MATERIAL FOR THIS EXERCISE =
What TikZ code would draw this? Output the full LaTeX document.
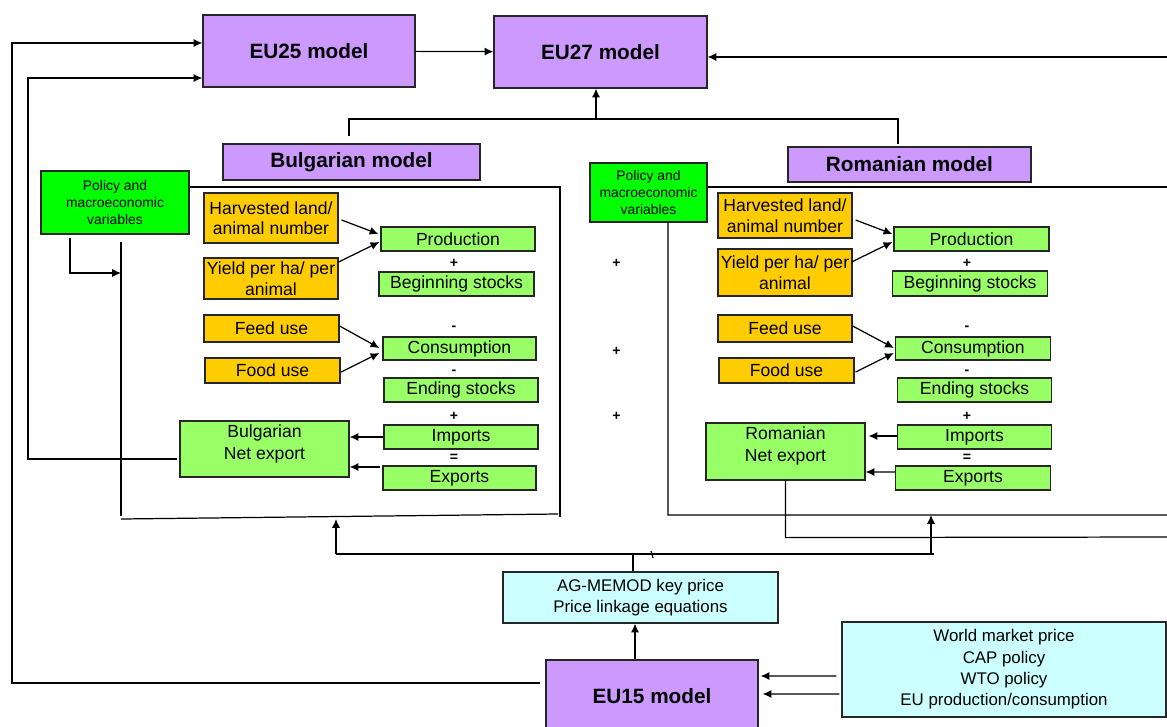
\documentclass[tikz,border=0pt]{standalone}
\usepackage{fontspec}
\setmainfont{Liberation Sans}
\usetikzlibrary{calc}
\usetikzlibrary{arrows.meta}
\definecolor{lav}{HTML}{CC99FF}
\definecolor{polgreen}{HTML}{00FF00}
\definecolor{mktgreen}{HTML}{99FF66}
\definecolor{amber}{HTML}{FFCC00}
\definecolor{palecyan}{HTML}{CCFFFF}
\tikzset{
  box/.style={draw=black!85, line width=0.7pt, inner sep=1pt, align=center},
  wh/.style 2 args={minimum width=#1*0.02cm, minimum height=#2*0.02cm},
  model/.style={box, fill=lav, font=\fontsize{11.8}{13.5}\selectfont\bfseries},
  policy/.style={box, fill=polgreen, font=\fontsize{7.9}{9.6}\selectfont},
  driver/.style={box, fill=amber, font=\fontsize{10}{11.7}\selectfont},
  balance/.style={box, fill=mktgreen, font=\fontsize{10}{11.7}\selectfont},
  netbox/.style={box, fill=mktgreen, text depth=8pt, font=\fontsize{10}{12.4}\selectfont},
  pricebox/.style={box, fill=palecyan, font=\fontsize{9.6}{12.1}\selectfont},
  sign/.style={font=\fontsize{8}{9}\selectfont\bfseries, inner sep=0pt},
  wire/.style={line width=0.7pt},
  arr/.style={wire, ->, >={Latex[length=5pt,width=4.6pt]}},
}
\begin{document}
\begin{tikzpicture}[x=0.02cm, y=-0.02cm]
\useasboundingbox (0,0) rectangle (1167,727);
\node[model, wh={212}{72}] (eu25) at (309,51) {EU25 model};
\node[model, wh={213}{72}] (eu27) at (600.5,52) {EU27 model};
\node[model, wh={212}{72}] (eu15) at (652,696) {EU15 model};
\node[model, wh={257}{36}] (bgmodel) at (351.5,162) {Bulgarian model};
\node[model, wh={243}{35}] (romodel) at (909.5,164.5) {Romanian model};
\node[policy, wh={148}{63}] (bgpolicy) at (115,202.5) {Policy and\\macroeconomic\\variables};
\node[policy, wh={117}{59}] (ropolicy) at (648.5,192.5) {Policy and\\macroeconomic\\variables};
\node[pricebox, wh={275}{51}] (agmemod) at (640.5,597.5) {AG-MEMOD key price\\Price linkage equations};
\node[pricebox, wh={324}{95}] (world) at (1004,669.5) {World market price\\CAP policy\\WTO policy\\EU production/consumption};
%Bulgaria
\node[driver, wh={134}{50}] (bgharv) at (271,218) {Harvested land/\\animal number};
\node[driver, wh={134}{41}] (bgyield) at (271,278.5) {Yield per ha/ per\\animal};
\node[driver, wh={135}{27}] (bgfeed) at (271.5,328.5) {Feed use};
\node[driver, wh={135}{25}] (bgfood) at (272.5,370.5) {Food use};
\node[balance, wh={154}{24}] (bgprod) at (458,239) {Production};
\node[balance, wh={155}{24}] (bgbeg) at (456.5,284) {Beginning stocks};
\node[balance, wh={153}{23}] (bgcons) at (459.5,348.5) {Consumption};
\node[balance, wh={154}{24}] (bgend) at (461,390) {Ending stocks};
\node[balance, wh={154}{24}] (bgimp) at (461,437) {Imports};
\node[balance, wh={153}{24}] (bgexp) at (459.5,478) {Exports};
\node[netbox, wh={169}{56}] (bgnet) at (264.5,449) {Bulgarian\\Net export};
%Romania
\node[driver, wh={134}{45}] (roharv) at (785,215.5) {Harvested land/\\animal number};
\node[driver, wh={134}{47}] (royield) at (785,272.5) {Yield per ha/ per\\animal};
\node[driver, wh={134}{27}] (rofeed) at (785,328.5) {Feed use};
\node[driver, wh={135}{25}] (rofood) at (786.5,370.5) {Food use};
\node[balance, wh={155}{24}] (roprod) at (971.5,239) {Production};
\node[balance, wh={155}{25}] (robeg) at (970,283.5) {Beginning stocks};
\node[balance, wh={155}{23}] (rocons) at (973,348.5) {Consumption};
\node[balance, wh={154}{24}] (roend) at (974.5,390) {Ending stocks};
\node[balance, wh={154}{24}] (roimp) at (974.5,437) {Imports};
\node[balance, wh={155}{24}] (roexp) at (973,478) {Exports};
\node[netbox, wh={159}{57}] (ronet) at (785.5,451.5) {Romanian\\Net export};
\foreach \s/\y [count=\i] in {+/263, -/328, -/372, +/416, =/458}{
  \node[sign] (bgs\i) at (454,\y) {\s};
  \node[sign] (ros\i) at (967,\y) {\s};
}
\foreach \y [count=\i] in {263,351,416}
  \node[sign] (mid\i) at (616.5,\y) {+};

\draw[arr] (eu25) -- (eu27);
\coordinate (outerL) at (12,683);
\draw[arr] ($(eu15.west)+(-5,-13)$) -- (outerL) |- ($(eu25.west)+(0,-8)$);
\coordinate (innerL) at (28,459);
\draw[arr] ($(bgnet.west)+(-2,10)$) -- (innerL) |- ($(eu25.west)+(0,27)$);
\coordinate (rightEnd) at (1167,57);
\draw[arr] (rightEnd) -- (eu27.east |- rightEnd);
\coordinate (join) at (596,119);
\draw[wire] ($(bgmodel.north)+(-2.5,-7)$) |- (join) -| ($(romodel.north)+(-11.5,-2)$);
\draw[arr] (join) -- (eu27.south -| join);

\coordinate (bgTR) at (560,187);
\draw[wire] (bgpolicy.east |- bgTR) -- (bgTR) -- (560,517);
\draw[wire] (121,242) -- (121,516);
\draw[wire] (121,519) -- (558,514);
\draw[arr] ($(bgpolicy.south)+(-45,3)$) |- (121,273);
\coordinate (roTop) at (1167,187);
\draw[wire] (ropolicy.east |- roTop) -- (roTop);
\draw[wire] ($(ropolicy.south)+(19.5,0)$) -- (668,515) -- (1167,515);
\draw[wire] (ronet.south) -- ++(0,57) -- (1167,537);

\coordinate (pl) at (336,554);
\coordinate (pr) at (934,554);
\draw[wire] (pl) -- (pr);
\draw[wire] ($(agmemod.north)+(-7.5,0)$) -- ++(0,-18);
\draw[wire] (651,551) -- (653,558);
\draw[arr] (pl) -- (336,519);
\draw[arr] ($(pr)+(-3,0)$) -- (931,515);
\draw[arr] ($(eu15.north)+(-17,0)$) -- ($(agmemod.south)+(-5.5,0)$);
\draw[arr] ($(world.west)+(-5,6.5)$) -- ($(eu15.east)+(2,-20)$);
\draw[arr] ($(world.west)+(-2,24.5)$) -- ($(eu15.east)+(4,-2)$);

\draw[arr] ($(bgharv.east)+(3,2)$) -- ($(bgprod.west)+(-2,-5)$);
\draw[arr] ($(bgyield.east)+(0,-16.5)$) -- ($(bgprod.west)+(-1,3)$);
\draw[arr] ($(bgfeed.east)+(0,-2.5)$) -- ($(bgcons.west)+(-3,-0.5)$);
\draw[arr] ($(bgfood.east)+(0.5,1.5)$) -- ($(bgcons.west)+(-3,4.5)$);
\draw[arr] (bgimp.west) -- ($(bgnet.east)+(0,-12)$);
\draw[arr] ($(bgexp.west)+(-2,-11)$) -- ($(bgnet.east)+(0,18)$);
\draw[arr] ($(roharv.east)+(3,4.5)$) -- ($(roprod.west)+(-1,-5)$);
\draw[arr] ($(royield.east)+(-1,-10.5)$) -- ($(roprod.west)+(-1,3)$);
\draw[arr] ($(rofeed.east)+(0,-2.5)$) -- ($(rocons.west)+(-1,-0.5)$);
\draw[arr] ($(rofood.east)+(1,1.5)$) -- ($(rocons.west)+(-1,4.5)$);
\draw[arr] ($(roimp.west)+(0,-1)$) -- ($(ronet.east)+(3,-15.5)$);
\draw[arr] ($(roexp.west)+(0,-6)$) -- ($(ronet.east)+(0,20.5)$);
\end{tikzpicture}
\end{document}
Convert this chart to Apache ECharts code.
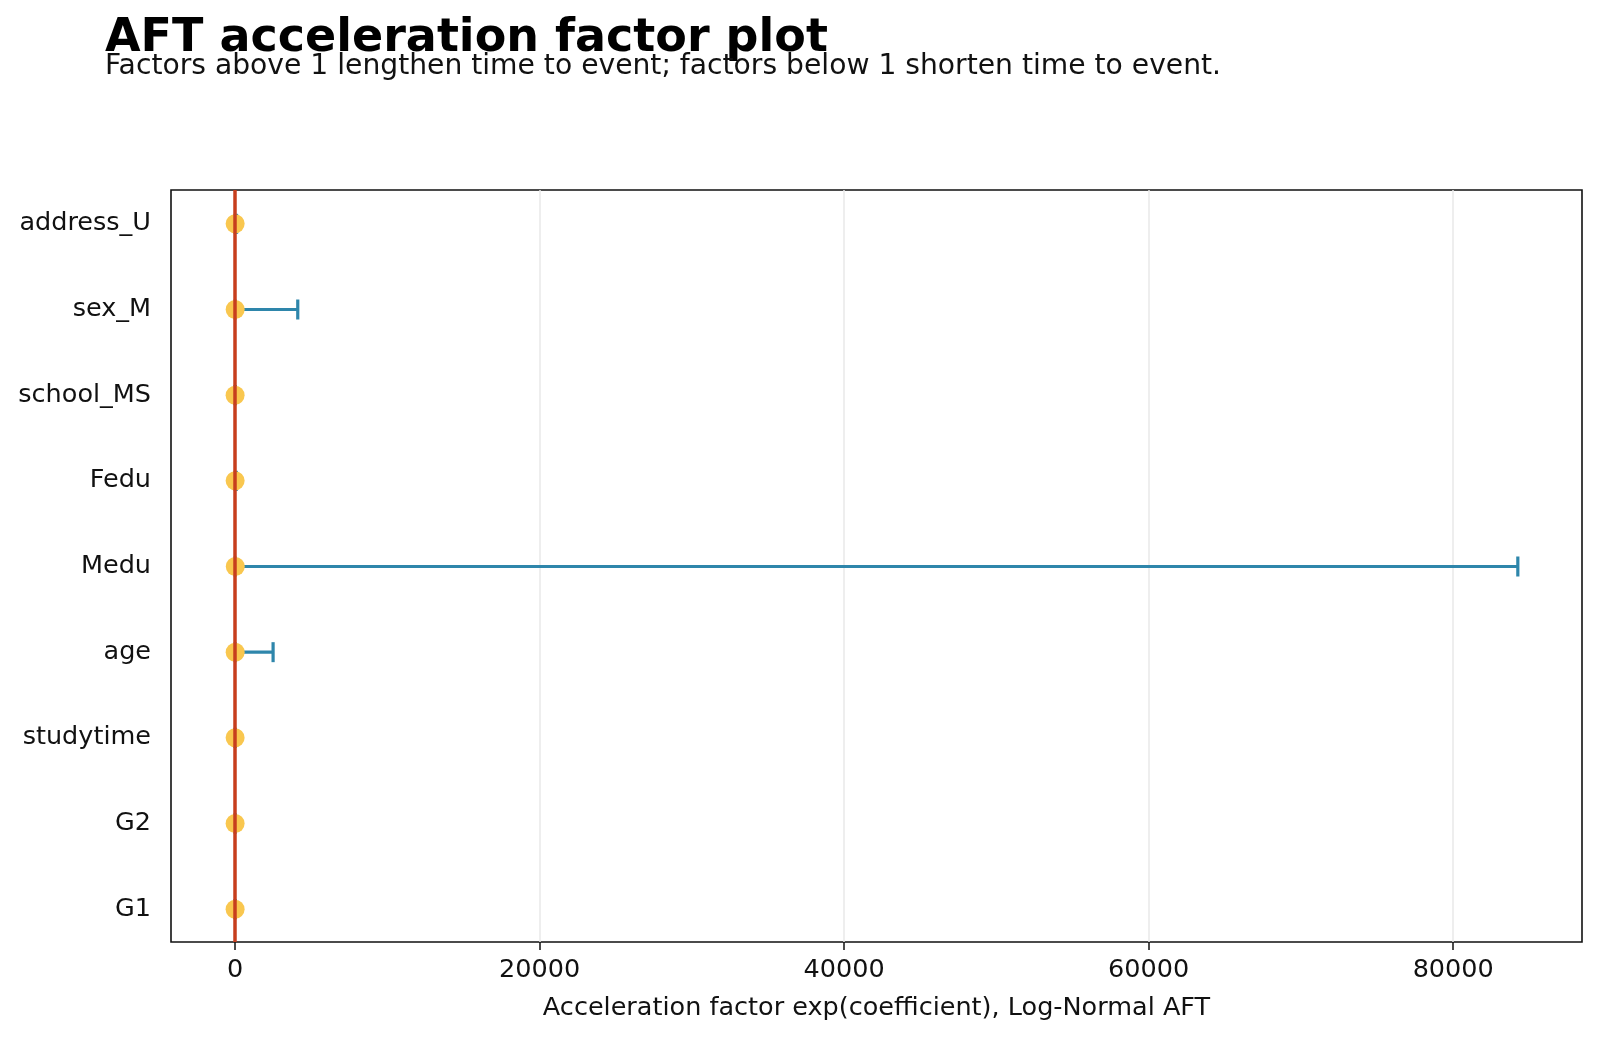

EXERCISE REQUIREMENTS =
Copy each line from the data above that includes "code".

WRITTEN ANSWER =
What TikZ code would draw this? Output the full LaTeX document.
Convert this chart to Apache ECharts code.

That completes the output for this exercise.